“This will give me trouble in the airport later,” Waltz With Bashir animator David Polonsky said while he accepted the film’s second award at the Cinema Eye Honors on Sunday night. Little did he know, soon the
illustrator would be given two additional awards on behalf of the film,
and modestly stating, “I just did the drawings,” as he accepted the
award for the film’s director, Ari Folman. Normally, transporting a bag filled with
awards wouldn’t really be an issue, but in the case of IndiePix’s documentary award
show, airport security could undoubtedly see the “cinema eyes” as pain-inflicting
weapons—they're large metal eyes with spiky lashes jutting atop.
Otherwise, awards were given to debut feature Up The Yangtze, Werner Herzog’s Encounters at the End of the World and the Oscar-winning doc Man on Wire. When Philippe Petit walked onstage as director James Marsh accepted the award for Nonfiction Feature Filmmaking (the equivalent of Best Pic at the Oscars), the fearless tightrope walker tripped as he approached the podium. Apparently, his balancing skills have abandoned him since the 70s, when he successfully traversed the Twin Towers.
Also in attendance were Super Size Me’s Morgan Spurlock (who, by the way, apparently hasn’t touched McDonald’s since his binge experiment), and documentary legends D.A. Pennebaker (Don’t Look Back) and Albert Maysles (Gimme Shelter).
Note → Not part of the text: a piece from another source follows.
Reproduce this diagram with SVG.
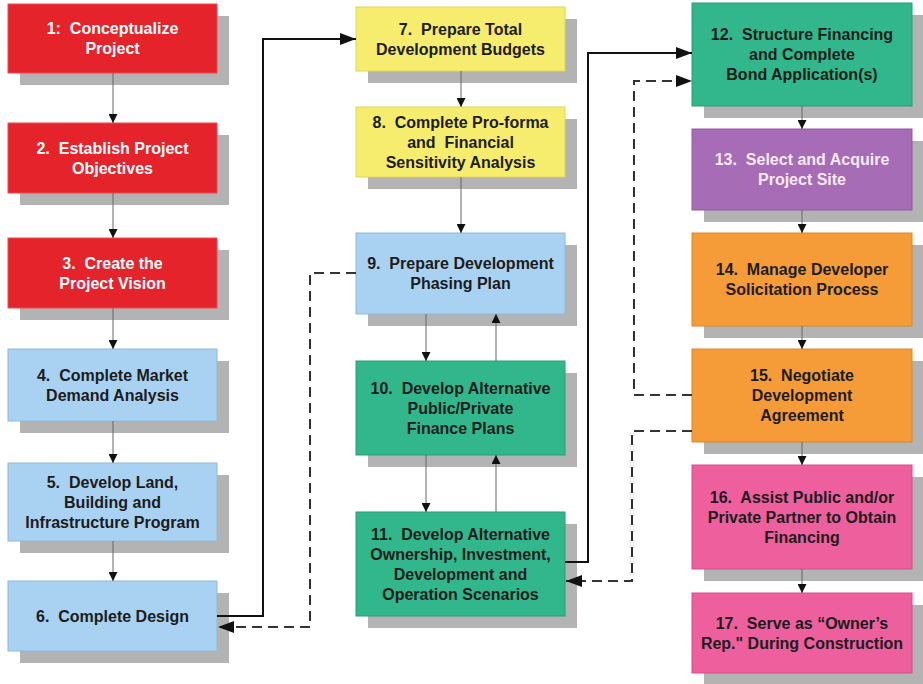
<svg xmlns="http://www.w3.org/2000/svg" width="923" height="684" viewBox="0 0 923 684">
<style>
.sh{fill:#b3b3b3}
.bx{stroke-width:1}
.red{fill:#e5232b;stroke:#f04a50}
.blue{fill:#a9d1f1;stroke:#8fb8da}
.yel{fill:#f6ed6e;stroke:#e0d65a}
.grn{fill:#31b78b;stroke:#289d76}
.pur{fill:#a66cb6;stroke:#925aa2}
.org{fill:#f59b37;stroke:#de8728}
.pnk{fill:#ee5f9e;stroke:#d94c89}
text{font-family:"Liberation Sans",Arial,sans-serif;font-weight:bold;font-size:16px;text-anchor:middle;white-space:pre}
.dk{fill:#1c1c1c}
.wt{fill:#ffffff}
.wp{fill:#f6e9f3}
.thin{stroke:#666;stroke-width:1;fill:none}
.solid{stroke:#111;stroke-width:2;fill:none}
.dash{stroke:#333;stroke-width:2;fill:none;stroke-dasharray:10 6}
</style>
<defs>
<marker id="sa" markerUnits="userSpaceOnUse" markerWidth="9" markerHeight="9" refX="9" refY="4.5" orient="auto"><path d="M0,0 L9,4.5 L0,9 z" fill="#111"/></marker>
<marker id="la" markerUnits="userSpaceOnUse" markerWidth="16" markerHeight="12" refX="16" refY="6" orient="auto"><path d="M0,0 L16,6 L0,12 z" fill="#111"/></marker>
</defs>
<rect width="923" height="684" fill="#ffffff"/>

<g id="n1"><rect class="sh" x="20" y="16" width="209" height="69"/><rect class="bx red" x="8" y="4" width="209" height="69"/><text class="wt" x="112.5" y="34">1:  Conceptualize</text><text class="wt" x="112.5" y="54">Project</text></g>
<g id="n2"><rect class="sh" x="20" y="135" width="209" height="70"/><rect class="bx red" x="8" y="123" width="209" height="70"/><text class="wt" x="112.5" y="153.5">2.  Establish Project</text><text class="wt" x="112.5" y="173.5">Objectives</text></g>
<g id="n3"><rect class="sh" x="20" y="250" width="209" height="70"/><rect class="bx red" x="8" y="238" width="209" height="70"/><text class="wt" x="112.5" y="268.5">3.  Create the</text><text class="wt" x="112.5" y="288.5">Project Vision</text></g>
<g id="n4"><rect class="sh" x="20" y="361" width="209" height="72"/><rect class="bx blue" x="8" y="349" width="209" height="72"/><text class="dk" x="112.5" y="380.5">4.  Complete Market</text><text class="dk" x="112.5" y="400.5">Demand Analysis</text></g>
<g id="n5"><rect class="sh" x="20" y="475" width="209" height="78"/><rect class="bx blue" x="8" y="463" width="209" height="78"/><text class="dk" x="112.5" y="487.5">5.  Develop Land,</text><text class="dk" x="112.5" y="507.5">Building and</text><text class="dk" x="112.5" y="527.5">Infrastructure Program</text></g>
<g id="n6"><rect class="sh" x="20" y="593" width="209" height="70"/><rect class="bx blue" x="8" y="581" width="209" height="70"/><text class="dk" x="112.5" y="621.5">6.  Complete Design</text></g>

<g id="n7"><rect class="sh" x="368" y="19" width="209" height="64"/><rect class="bx yel" x="356" y="7" width="209" height="64"/><text class="dk" x="460.5" y="34.5">7.  Prepare Total</text><text class="dk" x="460.5" y="54.5">Development Budgets</text></g>
<g id="n8"><rect class="sh" x="368" y="119" width="209" height="70"/><rect class="bx yel" x="356" y="107" width="209" height="70"/><text class="dk" x="460.5" y="127.5">8.  Complete Pro-forma</text><text class="dk" x="460.5" y="147.5">and  Financial</text><text class="dk" x="460.5" y="167.5">Sensitivity Analysis</text></g>
<g id="n9"><rect class="sh" x="368" y="245" width="209" height="81"/><rect class="bx blue" x="356" y="233" width="209" height="81"/><text class="dk" x="460.5" y="269">9.  Prepare Development</text><text class="dk" x="460.5" y="289">Phasing Plan</text></g>
<g id="n10"><rect class="sh" x="368" y="373" width="209" height="94"/><rect class="bx grn" x="356" y="361" width="209" height="94"/><text class="dk" x="460.5" y="393.5">10.  Develop Alternative</text><text class="dk" x="460.5" y="413.5">Public/Private</text><text class="dk" x="460.5" y="433.5">Finance Plans</text></g>
<g id="n11"><rect class="sh" x="368" y="524" width="209" height="104"/><rect class="bx grn" x="356" y="512" width="209" height="104"/><text class="dk" x="460.5" y="539.5">11.  Develop Alternative</text><text class="dk" x="460.5" y="559.5">Ownership, Investment,</text><text class="dk" x="460.5" y="579.5">Development and</text><text class="dk" x="460.5" y="599.5">Operation Scenarios</text></g>

<g id="n12"><rect class="sh" x="704" y="15" width="220" height="103"/><rect class="bx grn" x="692" y="3" width="220" height="103"/><text class="dk" x="802" y="40">12.  Structure Financing</text><text class="dk" x="802" y="60">and Complete</text><text class="dk" x="802" y="80">Bond Application(s)</text></g>
<g id="n13"><rect class="sh" x="704" y="141" width="220" height="81"/><rect class="bx pur" x="692" y="129" width="220" height="81"/><text class="wp" x="802" y="165">13.  Select and Acquire</text><text class="wp" x="802" y="185">Project Site</text></g>
<g id="n14"><rect class="sh" x="704" y="245" width="220" height="93"/><rect class="bx org" x="692" y="233" width="220" height="93"/><text class="dk" x="802" y="275">14.  Manage Developer</text><text class="dk" x="802" y="295">Solicitation Process</text></g>
<g id="n15"><rect class="sh" x="704" y="361" width="220" height="93"/><rect class="bx org" x="692" y="349" width="220" height="93"/><text class="dk" x="802" y="381">15.  Negotiate</text><text class="dk" x="802" y="401">Development</text><text class="dk" x="802" y="421">Agreement</text></g>
<g id="n16"><rect class="sh" x="704" y="477" width="220" height="104"/><rect class="bx pnk" x="692" y="465" width="220" height="104"/><text class="dk" x="802" y="502.5">16.  Assist Public and/or</text><text class="dk" x="802" y="522.5">Private Partner to Obtain</text><text class="dk" x="802" y="542.5">Financing</text></g>
<g id="n17"><rect class="sh" x="704" y="605" width="220" height="80"/><rect class="bx pnk" x="692" y="593" width="220" height="80"/><text class="dk" x="802" y="628.5">17.  Serve as “Owner’s</text><text class="dk" x="802" y="648.5">Rep." During Construction</text></g>

<g id="connectors">
<path class="thin" marker-end="url(#sa)" d="M113,73 V123"/>
<path class="thin" marker-end="url(#sa)" d="M113,193 V238"/>
<path class="thin" marker-end="url(#sa)" d="M113,308 V349"/>
<path class="thin" marker-end="url(#sa)" d="M113,421 V463"/>
<path class="thin" marker-end="url(#sa)" d="M113,541 V581"/>
<path class="thin" marker-end="url(#sa)" d="M461,71 V107"/>
<path class="thin" marker-end="url(#sa)" d="M461,177 V233"/>
<path class="thin" marker-end="url(#sa)" d="M426,314 V361"/>
<path class="thin" marker-end="url(#sa)" d="M496,361 V314"/>
<path class="thin" marker-end="url(#sa)" d="M426,455 V512"/>
<path class="thin" marker-end="url(#sa)" d="M496,512 V455"/>
<path class="thin" marker-end="url(#sa)" d="M802,106 V129"/>
<path class="thin" marker-end="url(#sa)" d="M802,210 V233"/>
<path class="thin" marker-end="url(#sa)" d="M802,326 V349"/>
<path class="thin" marker-end="url(#sa)" d="M802,442 V465"/>
<path class="thin" marker-end="url(#sa)" d="M802,569 V593"/>
<path class="solid" marker-end="url(#la)" d="M217,616 H263 V39 H356"/>
<path class="dash" marker-end="url(#la)" d="M356,273 H310 V627 H218"/>
<path class="solid" marker-end="url(#la)" d="M565,562 H588 V53 H692"/>
<path class="dash" marker-end="url(#la)" d="M692,395 H634 V81 H692"/>
<path class="dash" marker-end="url(#la)" d="M692,431 H632 V581 H566"/>
</g>
</svg>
Quoting Hitchcock, Maysels proclaimed to a room of the brightest documentarians, “in feature films, the director is God; in documentary films, God is the director.” An hour later at the after party, the 82 year-old doc master (with drink in hand) shouted out above the speakers blasting Madonna and Radiohead remixes, “We need a sound guy!”
Clearly, in Maysles world, reality and filmmaking are more closely intertwined than everyone else may believe. But maybe that's why he's considered a legend: he directs the work of God.